Monday, December 6th, 1915.

490th day

Compston went off by the 8.30 a.m. express to London: & General Gaisford returned to Harrogate by the 10.30 a.m. train to York. I spent the morning in reading through Jewel's famous 'Apology'. If any book could be held to express with authority the mind of the Elizabethan Reformers, surely this must be the one. Nowhere is the essential identity of the Reformation at home & abroad more clearly assented. He never so much as alludes to the validity of Orders as secured by the Apostolical Succession of the English clergy. On the contrary he ridicules the Pope's claim to be S. Peter's successor: & lays down the far–reaching principle: "God's grace is promised to a good mind, and to one that feareth God, not unto sees and successions." Is it conceivable that he would have written in that way if he had shared the modern Anglican valuation of the episcopal succession?

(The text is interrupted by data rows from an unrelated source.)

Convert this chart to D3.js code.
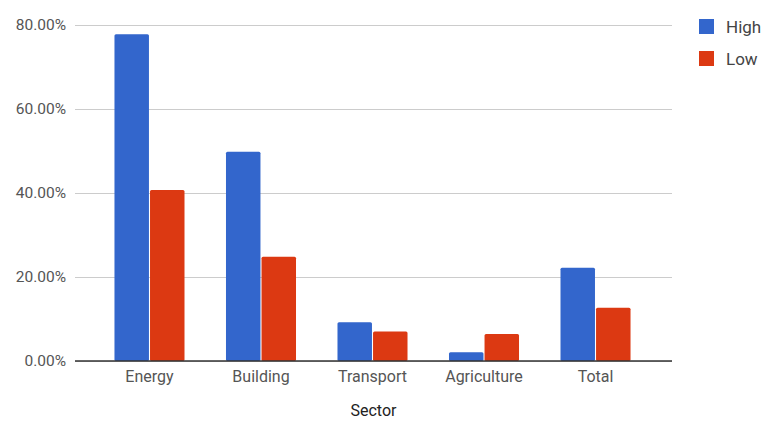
<!DOCTYPE html>
<html>
<head>
<meta charset="utf-8">
<script src="https://cdn.jsdelivr.net/npm/d3@7/dist/d3.min.js"></script>
<style>
  html, body { margin: 0; padding: 0; background: #fff; }
  svg { display: block; }
</style>
</head>
<body>
<svg id="chart" width="763" height="421"></svg>
<script>
// Savings share by sector, two scenarios
const sectors = ["Energy", "Building", "Transport", "Agriculture", "Total"];
const seriesNames = ["High", "Low"];
const highValues = [0.778, 0.498, 0.092, 0.021, 0.222];
const lowValues = [0.407, 0.248, 0.070, 0.064, 0.127];
const yTicks = [0, 0.2, 0.4, 0.6, 0.8];
const colors = ["#3366cc", "#dc3912"];
const axisTitle = "Sector";

const rows = sectors.map((s, i) => ({ sector: s, values: [highValues[i], lowValues[i]] }));

const svg = d3.select("#chart");
const plot = { left: 75, right: 672, top: 25, bottom: 361 };
const font = "Roboto, 'Liberation Sans', Arial, sans-serif";

const x0 = d3.scaleBand().domain(sectors).range([74, 671])
  .paddingInner(0.372).paddingOuter(0.363);
const x1 = d3.scaleBand().domain(seriesNames).range([0, x0.bandwidth()]).paddingInner(0.03);
const y = d3.scaleLinear().domain([0, 0.8]).range([plot.bottom, plot.top]);

// gridlines and y tick labels
const yAxis = d3.axisLeft(y).tickValues(yTicks).tickFormat(d3.format(".2%"))
  .tickSize(-(plot.right - plot.left)).tickPadding(9);
const gy = svg.append("g").attr("transform", `translate(${plot.left},0)`).call(yAxis);
gy.select(".domain").remove();
gy.selectAll(".tick line").attr("stroke", "#cccccc").attr("stroke-width", 1);
gy.selectAll(".tick text").attr("fill", "#555").style("font-family", font).style("font-size", "15.5px");

// bars
const groups = svg.append("g").selectAll("g").data(rows).join("g")
  .attr("transform", d => `translate(${x0(d.sector)},0)`);
groups.selectAll("rect").data(d => d.values.map((v, k) => ({ k, v }))).join("rect")
  .attr("x", d => x1(seriesNames[d.k]))
  .attr("y", d => y(d.v))
  .attr("width", x1.bandwidth())
  .attr("height", d => y(0) - y(d.v))
  .attr("rx", 1.5)
  .attr("fill", d => colors[d.k]);

// baseline
svg.append("line").attr("x1", plot.left).attr("x2", plot.right)
  .attr("y1", y(0)).attr("y2", y(0)).attr("stroke", "#333").attr("stroke-width", 1.5);

// category labels
const xAxis = d3.axisBottom(x0).tickSize(0).tickPadding(10);
const gx = svg.append("g").attr("transform", `translate(0,${y(0)})`).call(xAxis);
gx.select(".domain").remove();
gx.selectAll(".tick text").attr("fill", "#555").style("font-family", font).style("font-size", "16px");

// axis title
svg.append("text").attr("x", (plot.left + plot.right) / 2).attr("y", 416)
  .attr("text-anchor", "middle").attr("fill", "#222")
  .style("font-family", font).style("font-size", "16px").text(axisTitle);

// legend
const legend = svg.append("g").selectAll("g").data(seriesNames).join("g")
  .attr("transform", (d, i) => `translate(699,${19 + i * 32})`);
legend.append("rect").attr("width", 15).attr("height", 15).attr("fill", (d, i) => colors[i]);
legend.append("text").attr("x", 27).attr("y", 14).attr("fill", "#444")
  .style("font-family", font).style("font-size", "17px").text(d => d);
</script>
</body>
</html>
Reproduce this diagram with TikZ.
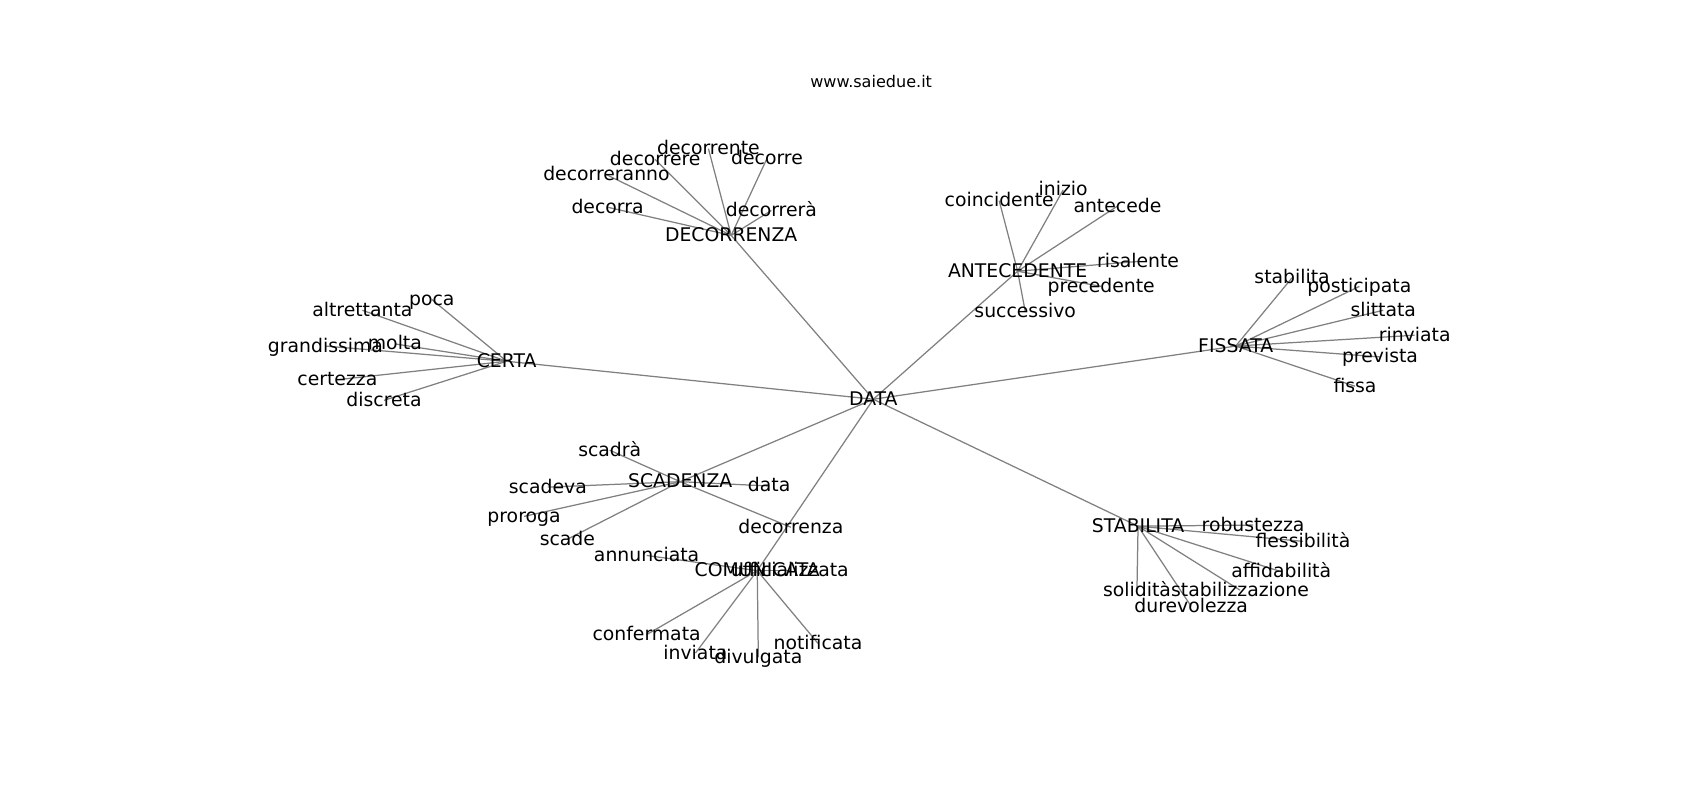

He definitely denies that the Power of the Keys is exercised in "private confessions" such as "the common massing of priests" had been accustomed to hear: & identifies the "Keys" with "the Word of God". The clergy "bind & loose" when they preach the Word, sanctioning from its teaching some actions, & disallowing others. He exhibits no concern whatever for "continuity": he is concerned with justifying from the remotest Christian antiquity the violent breach with the medieval Church, which had been effected. He is content to repel the insulting suggestion that he has no right to call himself Bishop of Salisbury by pointing to the facts: "Our bishops are made in form & order, as they have ever been, by free election of the chapter: by consecration of the Abp. and other three bishops: & by the admission of the prince": and then he hastens to emphasize the famous Tertullianic aphorism – "Ubi tres ecclesia est, licet laici". "God's name be blessed for ever! We want neither church nor priesthood, nor any kind of sacrifice, that Christ hath left unto His faithful".